Deemed domicile: ICAEW comments on the draft FB 2017 legislation

The draft Finance Bill 2017 published on 5 December 2016 included some of the legislation to bring into effect the changes to the taxation of non-UK domiciliaries (non-doms). ICAEW Tax Faculty submitted our comments on this in ICAEW REP 13/17.


We have considerable concerns about the legislation, as set out below, and would also like to see the introduction of the change postponed from April 2017 to April 2017.


The balance of the draft legislation was published on 26 January 2017, as explained in our news item Deemed domicile – additional draft legislation


The changes

The changes deem long-term UK-resident non-doms to be UK-domiciled for all taxes, not just inheritance tax (IHT) where the deemed domicile concept has been with us for a long time. An individual will be deemed domiciled after being resident for 15 out of 20 years in the UK; previously for IHT it was 17 out of 20.


As a result of a change in status from being non-dom to UK-dom, individuals with offshore trusts could be adversely affected, so protections have been introduced for capital gains tax; the income tax protections are in the delayed draft legislation.


The new legislation will also bring UK residential property into the IHT net even where it is owned by an offshore structure.


The legislation

The draft legislation published in December included the following draft clauses:


  • clause 18: Business investment relief
  • clause 40 and schedule 12: Deemed domicile: income tax and capital gains tax
  • clause 41: Deemed domicile: inheritance tax
  • clause 42 and schedule 13: Overseas property with value attributable to UK residential property


As noted, our comments on this first tranche of draft legislation are published as ICAEW REP 13/17.


Our concerns

We have several concerns with the draft legislation and have raised questions for HMRC to answer to try and clarify what the clause mean. The questions are included as appendix 1 in the representation and we will publish the response from HMRC when received.

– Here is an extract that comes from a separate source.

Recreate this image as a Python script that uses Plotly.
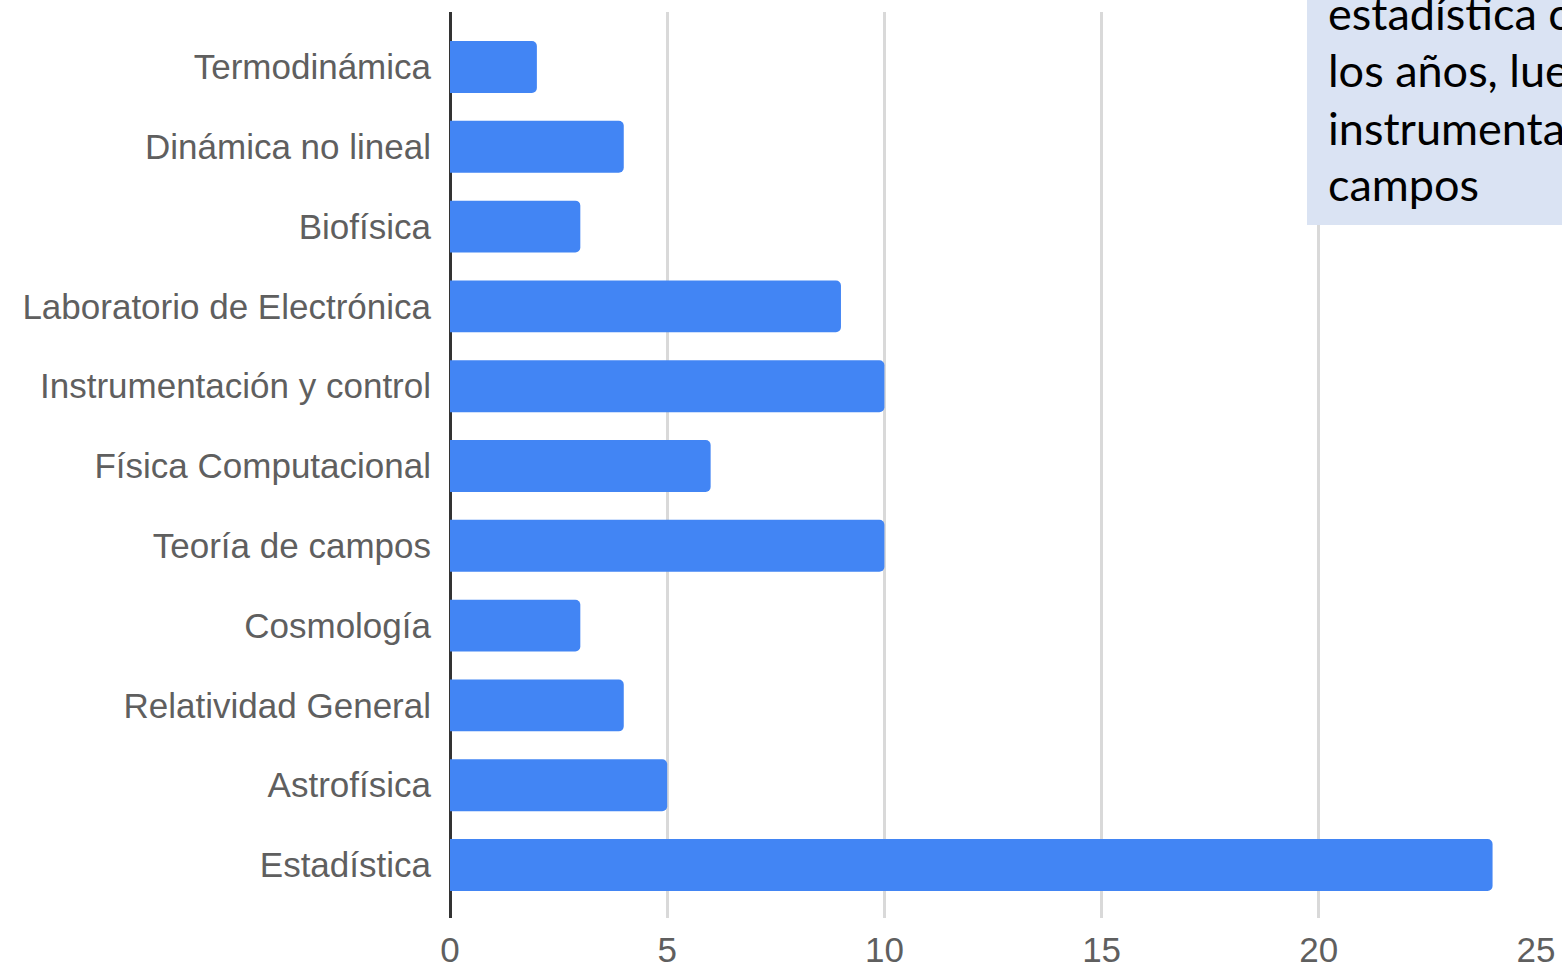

In our view a start date for this change of April 2017 is too soon, given that a part of the draft legislation on this very complex area was only published 69 days before it will be in force. The start date should be deferred until April 2018.


The trust protections are designed to encourage non-doms to remain in the UK. The late publication of the income tax provisions and the lack of clarity around what constitutes “tainting” means that non-doms will not have settled trusts pre-April. And for those that have settled trusts, they will inadvertently taint them, thus removing the protections due to lack of clarity. In either scenario, many non-doms will feel like they have no option but to exit the UK.


No thought has been given to the fact that not all trusts are based in non- or low-tax countries; there are no provisions regarding double taxation to protect the position of a taxpayer, such as a US citizen, who may experience double taxation – both UK and US taxes – giving an effective rate of tax in excess of 70%. This combined rate of tax is prohibitive. The failure to address such issues will cause some non-doms to leave the UK. The Republic of Ireland is one location that has been cited as an alternative. The situation is damaging the UK’s reputation for fairness and efficiency.


Non-doms will be allowed to cleanse their offshore assets, that is they will be able to “sort” mixed funds of income, capital gains and clean capital, leaving them free to bring the clean capital into the UK without incurring a tax charge. There is a two-year window in which to cleanse the funds but only cash can be cleansed, meaning that in some scenarios a transaction will need to occur pre-April 2017, while the remittance basis is still available. However, in many cases there will not be enough time remaining now to undertake such transactions, meaning that the objective behind cleansing will not be fully realised.


There are rebasing provisions allowing a non-dom who becomes deemed domicile from 6 April 2017 to rebase the base cost of offshore assets so that gains accrued while they were non-dom do not become taxable. However, the rebasing is not available for company assets, which will result in a lot of trapped offshore capital which cannot come to the UK. This is contrary to the policy behind cleansing and the business investment relief (BIR) changes. Additionally, not extending rebasing to company assets will not raise any additional tax, so the absence of this relief will effectively reduce the UK’s tax take.


The decision to levy IHT on all UK residential property even where it is owned by an offshore structure has caused a great deal of disquiet. This is partly because where the properties are held by offshore companies they are already liable to the annual tax on enveloped dwellings (ATED) so the addition of an IHT charge is like a double taxation, and the lack of de-enveloping reliefs leaves the owners trapped.


Current consultation

HMRC are inviting representations on the latest, second tranche, of draft legislation, with a deadline to submit comments of 23 February.